Eccles, a peripatetic Englishman, had made his way to the Bay Area by way of London, New York, and Columbus, Ohio. Most notable in his background is that he had spent just as long—over 20 years—working as an industrial designer for such clients as TAG Heuer, Nike, Herman Miller, and Peugeot, as he has riding motorcycles, his current daily-driver being a 2006 Ducati Sport 1000. (Coming from a family of riders, he’s only ever owned two cars: a Fiat Uno when he was a student and a 1975 Ferrari 308 GT4 Dino to get through the snow to work in Ohio.)
The soft-spoken and understated Eccles presents less as a tattooed wrench-monkey with hipster affectations, than a design professional who doesn’t mind getting his hands dirty, and putting in serious amounts of time at the shop.

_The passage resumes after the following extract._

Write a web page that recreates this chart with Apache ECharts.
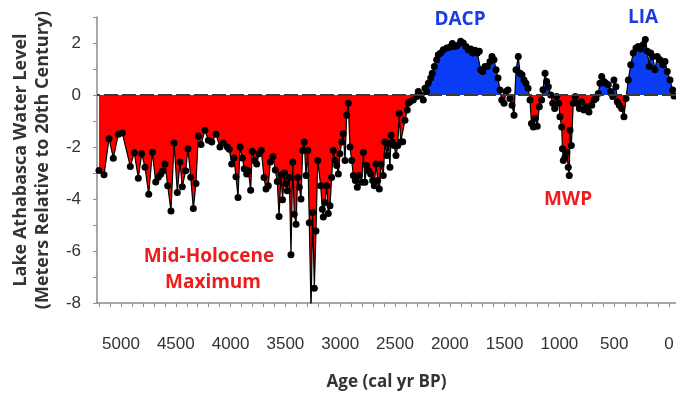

“It got slightly out of hand,” says Eccles, over a drink during a recent visit to his wife’s hometown, Vancouver. His hands fiddle constantly, now twisting a champagne muselet into a tiny wire chair with a heart-shaped back. He’s talking about the more than 700 hours he’s put into his latest project, an entry for Ducati’s worldwide dealer build-off. The 2015 Ducati Scrambler “Icon,” UMC-038, is a study in minimalism clad in a flat grey and “Rosso Corso,” Ducati racing orange. Every element within the trinity of frame, engine, and body was reconsidered. His creation is as much about what was taken away as added. Eccles shaved off 85lbs from the 800cc bike’s stock weight, dropping it to a svelte 325lbs. It shows in the lines and details, such as the way such mundane features as the turn signals were handled; LEDs are inset like gemstones into the frame and double as the taillights. The concept bike is bold and intentionally provocative.

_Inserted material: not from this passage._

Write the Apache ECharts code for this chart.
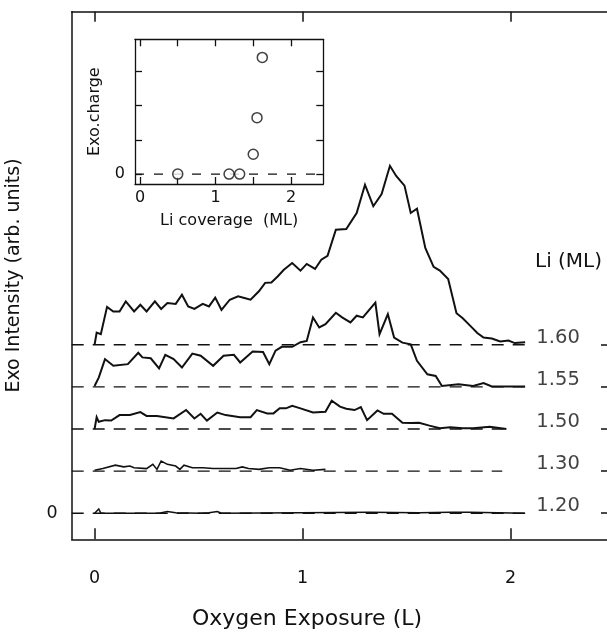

His other projects—like the design work he’d done over the decades before—are built to each client’s brief. Intake paperwork includes a detailed questionnaire. From there Eccles will lead the owner through a visioning process, using mood boards, capturing ideas, clippings of details, including perhaps a painting that evokes a particular emotion. That will get translated into an initial design, rendered with an illustrator in Chicago, then perhaps a month of back and forth with the client. At the end of that stage, the client will have a 70 cm x 100 cm line-illustration poster of the bike to put on their wall and stare at while they wait the three months for their bike to be built. Even after that process there’s a constant ongoing dialogue, with images sent over with progress. Despite that level of definition, much of his time is spent “finding the path to the best of both worlds” when trying to resolve conflicting elements to the original brief.

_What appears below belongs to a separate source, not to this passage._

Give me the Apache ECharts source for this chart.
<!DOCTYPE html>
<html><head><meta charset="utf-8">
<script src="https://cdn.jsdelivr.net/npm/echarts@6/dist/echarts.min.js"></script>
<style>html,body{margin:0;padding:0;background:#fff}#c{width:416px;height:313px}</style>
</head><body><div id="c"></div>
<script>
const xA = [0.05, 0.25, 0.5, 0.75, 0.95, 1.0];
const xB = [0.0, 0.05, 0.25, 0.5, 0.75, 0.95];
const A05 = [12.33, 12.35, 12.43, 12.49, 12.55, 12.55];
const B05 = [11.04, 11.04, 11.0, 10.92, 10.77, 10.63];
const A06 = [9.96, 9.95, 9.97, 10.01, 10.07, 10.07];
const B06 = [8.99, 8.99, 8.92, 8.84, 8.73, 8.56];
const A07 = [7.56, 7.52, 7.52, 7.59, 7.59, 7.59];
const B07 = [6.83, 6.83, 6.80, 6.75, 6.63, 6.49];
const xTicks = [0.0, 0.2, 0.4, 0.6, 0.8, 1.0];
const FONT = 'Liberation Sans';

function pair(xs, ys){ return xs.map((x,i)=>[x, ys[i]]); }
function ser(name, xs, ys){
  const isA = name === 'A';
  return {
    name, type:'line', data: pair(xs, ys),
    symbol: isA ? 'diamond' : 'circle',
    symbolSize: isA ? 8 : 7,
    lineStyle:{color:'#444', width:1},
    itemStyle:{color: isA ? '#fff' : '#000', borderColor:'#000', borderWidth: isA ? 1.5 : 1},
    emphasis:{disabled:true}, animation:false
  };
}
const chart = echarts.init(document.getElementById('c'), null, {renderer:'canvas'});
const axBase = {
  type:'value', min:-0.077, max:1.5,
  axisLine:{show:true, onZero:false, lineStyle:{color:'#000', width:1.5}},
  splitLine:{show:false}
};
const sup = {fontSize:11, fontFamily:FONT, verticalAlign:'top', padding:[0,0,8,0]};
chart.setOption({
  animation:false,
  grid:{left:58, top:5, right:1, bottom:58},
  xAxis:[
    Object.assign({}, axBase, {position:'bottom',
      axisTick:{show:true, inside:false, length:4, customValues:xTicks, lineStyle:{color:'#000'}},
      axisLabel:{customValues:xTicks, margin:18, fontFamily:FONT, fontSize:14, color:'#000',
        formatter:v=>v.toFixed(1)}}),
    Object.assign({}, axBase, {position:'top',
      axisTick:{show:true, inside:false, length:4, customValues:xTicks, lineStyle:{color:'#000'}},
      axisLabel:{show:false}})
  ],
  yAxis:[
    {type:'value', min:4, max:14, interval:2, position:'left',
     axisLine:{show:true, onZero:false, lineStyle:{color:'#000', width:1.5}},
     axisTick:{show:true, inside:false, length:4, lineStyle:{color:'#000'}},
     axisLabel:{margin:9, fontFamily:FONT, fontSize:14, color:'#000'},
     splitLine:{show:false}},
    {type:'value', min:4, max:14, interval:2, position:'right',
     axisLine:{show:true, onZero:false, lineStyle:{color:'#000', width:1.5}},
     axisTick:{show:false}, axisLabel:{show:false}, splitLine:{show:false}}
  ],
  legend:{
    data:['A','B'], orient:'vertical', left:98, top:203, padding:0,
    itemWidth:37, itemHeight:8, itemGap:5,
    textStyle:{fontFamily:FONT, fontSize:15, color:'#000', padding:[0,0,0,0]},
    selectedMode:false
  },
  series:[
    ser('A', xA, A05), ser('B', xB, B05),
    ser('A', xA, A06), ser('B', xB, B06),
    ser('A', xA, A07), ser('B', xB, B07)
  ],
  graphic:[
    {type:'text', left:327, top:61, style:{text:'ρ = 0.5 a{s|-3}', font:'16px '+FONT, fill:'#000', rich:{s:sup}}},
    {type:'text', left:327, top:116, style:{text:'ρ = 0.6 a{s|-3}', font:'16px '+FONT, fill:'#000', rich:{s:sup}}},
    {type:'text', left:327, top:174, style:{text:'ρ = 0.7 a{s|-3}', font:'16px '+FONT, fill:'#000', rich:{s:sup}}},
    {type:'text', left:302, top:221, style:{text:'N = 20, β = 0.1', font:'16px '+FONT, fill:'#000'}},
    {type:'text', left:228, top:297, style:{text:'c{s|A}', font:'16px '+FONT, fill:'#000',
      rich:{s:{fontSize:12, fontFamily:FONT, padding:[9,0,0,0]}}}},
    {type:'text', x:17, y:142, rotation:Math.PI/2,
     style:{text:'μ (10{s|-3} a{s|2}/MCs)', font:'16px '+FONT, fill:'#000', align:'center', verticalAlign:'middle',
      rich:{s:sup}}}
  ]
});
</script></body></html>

Though the contracts are a flat fee, Eccles, who had once charged out at hundreds of dollars per hour, will sink ungodly amounts of time into getting the details and finish right. “I thought that everybody else was building to that level,” Eccles says now, even if his standards are unlikely to change. Getting the exact cream Porsche colour for one mid-1980s BMW build, but without using lead-based paints, required two weeks of research to get an exact match using Pantone colours and a “borrowed” Porsche brand book for reference. Getting a particular side-stand for a ’Guzzi project required a month to find a reproduction, then six weeks to get it shipped from France. Given the long interludes of waiting, Eccles works on multiple projects at a time. Then there are the bespoke fabrications, often involving subcontractors, where the first one or two tries just don’t work out. “Some stuff is weirdly complicated,” says Eccles with a shrug. “A lot of it is R&D that you just can’t charge the client.”
All this time and effort is to achieve a certain pared down aesthetic that “looks like a very, very clean version of a classic bike,” he says. “Like it came from the factory without compromise for marketing and cost, with modern technologies, and the benefit of hindsight.” Ultimately, says Eccles, “I spend a lot of time making it look like I didn’t do anything.”
The shift from working on a credit card concept for AMEX (more exclusive than their Centurion card) to being on his knees, cursing over fitting a custom belly pan, may seem worlds apart. How does working on timepieces for TAG Heuer and workspaces for Herman Miller translate to motorcycles? “Well, if you think about it,” says Eccles, “the gauges are like watches. And the saddles are like furniture.”